A: If I were you, I'd get a second internal hard drive (assuming you don't have a CD-ROM). Any low profile 3.5" 50-pin SCSI drive will work just fine and should work with the cables already in your CD-free 6100. (Watch out for half-height drives; they will overheat within the 6100s limited space. They won't even fit in most newer Macs, or a lot of older ones such as the LC.)

If you do have a CD-ROM drive, you don't have any free internal bays, so you may need an external. I don't have any specific brand recommendations, but again, any SCSI drive will work (though Ultra SCSI drives require very expensive cables and terminators to work properly with the native SCSI on Macs, so I don't recommend them). Ask the company you're buying from if they have the proper cables for making it work with a Mac.

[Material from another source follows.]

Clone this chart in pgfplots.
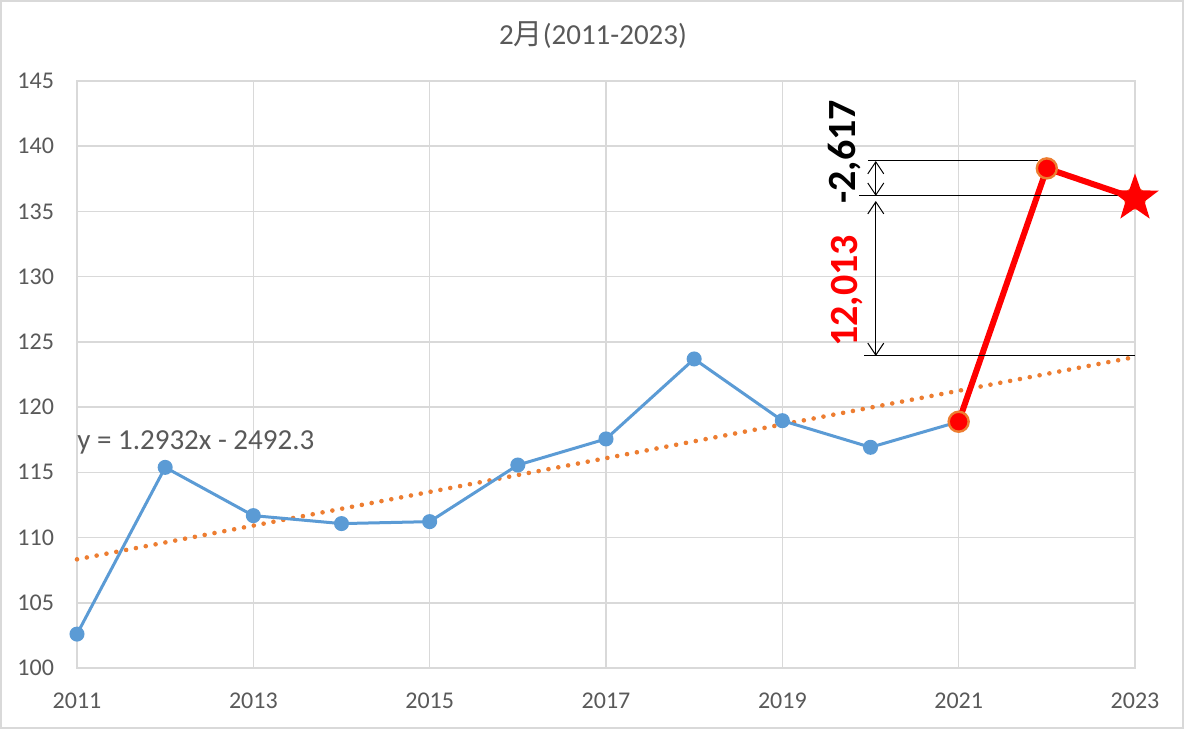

Another alternative if you have a CD-ROM is to replace your old hard drive as follows:

  1. With the power off, open your computer case.
  2. Disconnect the SCSI and power cables from the CD-ROM. You do not need to remove the CD-ROM drive itself.
  3. Make sure your new hard drive is set to an ID that doesn't match your old drive (always set to zero by Apple) and that termination is deactivated. The drive should come with instructions for this, or you can check the manufacturer's WWW site.
  4. Set the new drive on top of your CD-ROM, then connect the power and SCSI cables.
  5. Turn on your computer. It may be a bit tricky pushing the power button, but you can do it.
  6. Format the new hard drive. If it's huge (over 2 GB), you may want to partition the hard drive. In fact, with some versions of the Mac OS, you will need to partition any drive over 2 GB.
  7. Once the drive is formatted, drag the icon from your old hard drive onto the icon for the new hard drive. This will copy every single file to the new drive, including those on the desktop.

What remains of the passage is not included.